PROBLEM REQUIREMENTS
Quote every line as written. Omit pictures.

INFORMATION SHOWN
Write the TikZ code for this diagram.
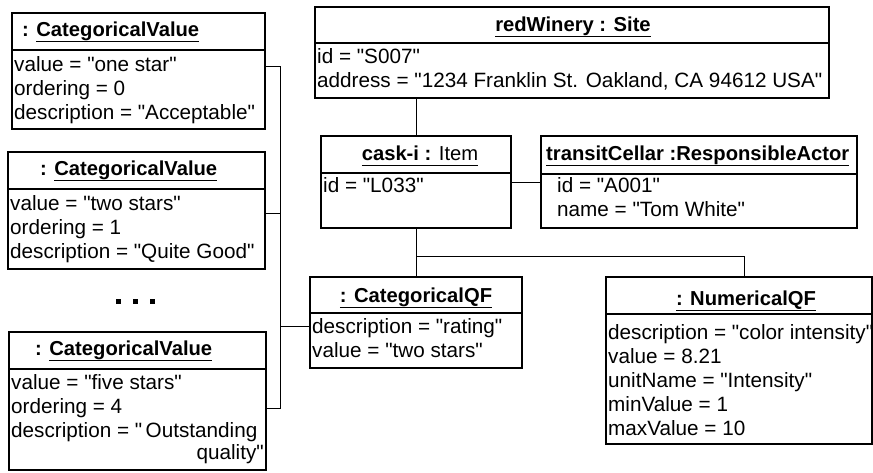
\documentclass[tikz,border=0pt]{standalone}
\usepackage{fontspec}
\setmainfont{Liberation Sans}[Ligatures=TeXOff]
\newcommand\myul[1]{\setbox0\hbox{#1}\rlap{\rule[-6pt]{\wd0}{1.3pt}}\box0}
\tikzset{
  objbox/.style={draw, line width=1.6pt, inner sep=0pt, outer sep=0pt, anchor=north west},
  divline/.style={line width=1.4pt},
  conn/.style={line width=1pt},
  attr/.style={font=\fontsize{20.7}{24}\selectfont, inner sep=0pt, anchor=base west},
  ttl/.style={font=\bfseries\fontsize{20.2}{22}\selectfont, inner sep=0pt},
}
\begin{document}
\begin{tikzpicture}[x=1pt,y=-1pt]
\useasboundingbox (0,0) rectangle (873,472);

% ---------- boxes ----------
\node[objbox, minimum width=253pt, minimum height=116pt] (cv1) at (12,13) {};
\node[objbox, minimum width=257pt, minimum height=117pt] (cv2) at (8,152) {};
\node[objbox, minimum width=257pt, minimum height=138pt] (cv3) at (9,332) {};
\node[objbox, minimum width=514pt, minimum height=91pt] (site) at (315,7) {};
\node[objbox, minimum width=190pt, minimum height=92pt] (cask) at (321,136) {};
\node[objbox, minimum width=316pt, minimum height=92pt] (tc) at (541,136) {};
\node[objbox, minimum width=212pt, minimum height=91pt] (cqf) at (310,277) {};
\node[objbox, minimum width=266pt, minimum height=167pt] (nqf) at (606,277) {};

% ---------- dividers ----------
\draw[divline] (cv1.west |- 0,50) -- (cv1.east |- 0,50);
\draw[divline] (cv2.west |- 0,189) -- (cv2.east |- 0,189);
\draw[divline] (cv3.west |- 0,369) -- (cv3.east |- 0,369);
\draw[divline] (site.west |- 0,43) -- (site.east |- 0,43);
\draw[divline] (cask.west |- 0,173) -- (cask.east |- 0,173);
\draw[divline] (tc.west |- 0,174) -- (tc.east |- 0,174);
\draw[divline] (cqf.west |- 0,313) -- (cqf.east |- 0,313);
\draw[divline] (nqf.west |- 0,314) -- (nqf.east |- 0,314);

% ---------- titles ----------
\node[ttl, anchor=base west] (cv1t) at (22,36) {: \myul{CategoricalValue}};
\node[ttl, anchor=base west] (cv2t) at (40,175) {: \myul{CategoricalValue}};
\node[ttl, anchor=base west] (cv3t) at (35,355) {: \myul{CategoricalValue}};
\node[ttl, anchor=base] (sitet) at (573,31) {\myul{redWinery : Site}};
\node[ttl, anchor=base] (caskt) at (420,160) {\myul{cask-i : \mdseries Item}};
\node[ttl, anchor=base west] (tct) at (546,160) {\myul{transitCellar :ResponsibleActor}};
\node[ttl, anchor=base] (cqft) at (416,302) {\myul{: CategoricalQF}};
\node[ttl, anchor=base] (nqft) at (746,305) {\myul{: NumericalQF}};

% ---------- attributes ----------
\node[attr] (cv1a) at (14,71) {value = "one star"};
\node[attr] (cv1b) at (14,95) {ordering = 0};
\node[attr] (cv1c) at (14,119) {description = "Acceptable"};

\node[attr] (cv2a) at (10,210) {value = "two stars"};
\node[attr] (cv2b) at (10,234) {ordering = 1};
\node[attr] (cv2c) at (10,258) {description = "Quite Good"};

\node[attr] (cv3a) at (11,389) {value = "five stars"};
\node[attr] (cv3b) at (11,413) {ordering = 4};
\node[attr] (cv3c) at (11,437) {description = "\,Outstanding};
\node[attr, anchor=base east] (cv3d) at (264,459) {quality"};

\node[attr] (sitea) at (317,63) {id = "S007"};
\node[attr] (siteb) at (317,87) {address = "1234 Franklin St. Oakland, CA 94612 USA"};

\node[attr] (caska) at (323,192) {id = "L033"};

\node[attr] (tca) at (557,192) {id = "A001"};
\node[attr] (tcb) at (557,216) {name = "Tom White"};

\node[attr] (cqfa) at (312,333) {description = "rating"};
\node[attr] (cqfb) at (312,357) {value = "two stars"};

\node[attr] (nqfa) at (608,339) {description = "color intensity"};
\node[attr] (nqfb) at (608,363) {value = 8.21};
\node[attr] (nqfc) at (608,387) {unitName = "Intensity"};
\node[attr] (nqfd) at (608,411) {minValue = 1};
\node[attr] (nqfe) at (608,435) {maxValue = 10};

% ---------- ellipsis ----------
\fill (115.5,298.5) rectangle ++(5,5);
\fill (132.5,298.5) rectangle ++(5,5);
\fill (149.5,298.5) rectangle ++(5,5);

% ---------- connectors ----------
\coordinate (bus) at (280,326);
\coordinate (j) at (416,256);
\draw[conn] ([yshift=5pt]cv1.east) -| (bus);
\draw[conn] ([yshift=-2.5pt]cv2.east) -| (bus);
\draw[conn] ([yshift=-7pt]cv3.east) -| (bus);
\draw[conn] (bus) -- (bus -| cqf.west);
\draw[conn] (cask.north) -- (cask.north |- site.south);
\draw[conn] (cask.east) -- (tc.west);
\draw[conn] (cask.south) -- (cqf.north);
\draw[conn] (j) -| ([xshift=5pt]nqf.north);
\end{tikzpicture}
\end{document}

ANSWER BELOW
Write the TikZ code for this diagram.
\documentclass[tikz,border=0pt]{standalone}
\usepackage{fontspec}
\setmainfont{Liberation Sans}[Ligatures=TeXOff]
\newcommand\myul[1]{\setbox0\hbox{#1}\rlap{\rule[-6pt]{\wd0}{1.3pt}}\box0}
\tikzset{
  objbox/.style={draw, line width=1.6pt, inner sep=0pt, outer sep=0pt, anchor=north west},
  divline/.style={line width=1.4pt},
  conn/.style={line width=1pt},
  attr/.style={font=\fontsize{20.7}{24}\selectfont, inner sep=0pt, anchor=base west},
  ttl/.style={font=\bfseries\fontsize{20.2}{22}\selectfont, inner sep=0pt},
}
\begin{document}
\begin{tikzpicture}[x=1pt,y=-1pt]
\useasboundingbox (0,0) rectangle (873,472);

% ---------- boxes ----------
\node[objbox, minimum width=253pt, minimum height=116pt] (cv1) at (12,13) {};
\node[objbox, minimum width=257pt, minimum height=117pt] (cv2) at (8,152) {};
\node[objbox, minimum width=257pt, minimum height=138pt] (cv3) at (9,332) {};
\node[objbox, minimum width=514pt, minimum height=91pt] (site) at (315,7) {};
\node[objbox, minimum width=190pt, minimum height=92pt] (cask) at (321,136) {};
\node[objbox, minimum width=316pt, minimum height=92pt] (tc) at (541,136) {};
\node[objbox, minimum width=212pt, minimum height=91pt] (cqf) at (310,277) {};
\node[objbox, minimum width=266pt, minimum height=167pt] (nqf) at (606,277) {};

% ---------- dividers ----------
\draw[divline] (cv1.west |- 0,50) -- (cv1.east |- 0,50);
\draw[divline] (cv2.west |- 0,189) -- (cv2.east |- 0,189);
\draw[divline] (cv3.west |- 0,369) -- (cv3.east |- 0,369);
\draw[divline] (site.west |- 0,43) -- (site.east |- 0,43);
\draw[divline] (cask.west |- 0,173) -- (cask.east |- 0,173);
\draw[divline] (tc.west |- 0,174) -- (tc.east |- 0,174);
\draw[divline] (cqf.west |- 0,313) -- (cqf.east |- 0,313);
\draw[divline] (nqf.west |- 0,314) -- (nqf.east |- 0,314);

% ---------- titles ----------
\node[ttl, anchor=base west] (cv1t) at (22,36) {: \myul{CategoricalValue}};
\node[ttl, anchor=base west] (cv2t) at (40,175) {: \myul{CategoricalValue}};
\node[ttl, anchor=base west] (cv3t) at (35,355) {: \myul{CategoricalValue}};
\node[ttl, anchor=base] (sitet) at (573,31) {\myul{redWinery : Site}};
\node[ttl, anchor=base] (caskt) at (420,160) {\myul{cask-i : \mdseries Item}};
\node[ttl, anchor=base west] (tct) at (546,160) {\myul{transitCellar :ResponsibleActor}};
\node[ttl, anchor=base] (cqft) at (416,302) {\myul{: CategoricalQF}};
\node[ttl, anchor=base] (nqft) at (746,305) {\myul{: NumericalQF}};

% ---------- attributes ----------
\node[attr] (cv1a) at (14,71) {value = "one star"};
\node[attr] (cv1b) at (14,95) {ordering = 0};
\node[attr] (cv1c) at (14,119) {description = "Acceptable"};

\node[attr] (cv2a) at (10,210) {value = "two stars"};
\node[attr] (cv2b) at (10,234) {ordering = 1};
\node[attr] (cv2c) at (10,258) {description = "Quite Good"};

\node[attr] (cv3a) at (11,389) {value = "five stars"};
\node[attr] (cv3b) at (11,413) {ordering = 4};
\node[attr] (cv3c) at (11,437) {description = "\,Outstanding};
\node[attr, anchor=base east] (cv3d) at (264,459) {quality"};

\node[attr] (sitea) at (317,63) {id = "S007"};
\node[attr] (siteb) at (317,87) {address = "1234 Franklin St. Oakland, CA 94612 USA"};

\node[attr] (caska) at (323,192) {id = "L033"};

\node[attr] (tca) at (557,192) {id = "A001"};
\node[attr] (tcb) at (557,216) {name = "Tom White"};

\node[attr] (cqfa) at (312,333) {description = "rating"};
\node[attr] (cqfb) at (312,357) {value = "two stars"};

\node[attr] (nqfa) at (608,339) {description = "color intensity"};
\node[attr] (nqfb) at (608,363) {value = 8.21};
\node[attr] (nqfc) at (608,387) {unitName = "Intensity"};
\node[attr] (nqfd) at (608,411) {minValue = 1};
\node[attr] (nqfe) at (608,435) {maxValue = 10};

% ---------- ellipsis ----------
\fill (115.5,298.5) rectangle ++(5,5);
\fill (132.5,298.5) rectangle ++(5,5);
\fill (149.5,298.5) rectangle ++(5,5);

% ---------- connectors ----------
\coordinate (bus) at (280,326);
\coordinate (j) at (416,256);
\draw[conn] ([yshift=5pt]cv1.east) -| (bus);
\draw[conn] ([yshift=-2.5pt]cv2.east) -| (bus);
\draw[conn] ([yshift=-7pt]cv3.east) -| (bus);
\draw[conn] (bus) -- (bus -| cqf.west);
\draw[conn] (cask.north) -- (cask.north |- site.south);
\draw[conn] (cask.east) -- (tc.west);
\draw[conn] (cask.south) -- (cqf.north);
\draw[conn] (j) -| ([xshift=5pt]nqf.north);
\end{tikzpicture}
\end{document}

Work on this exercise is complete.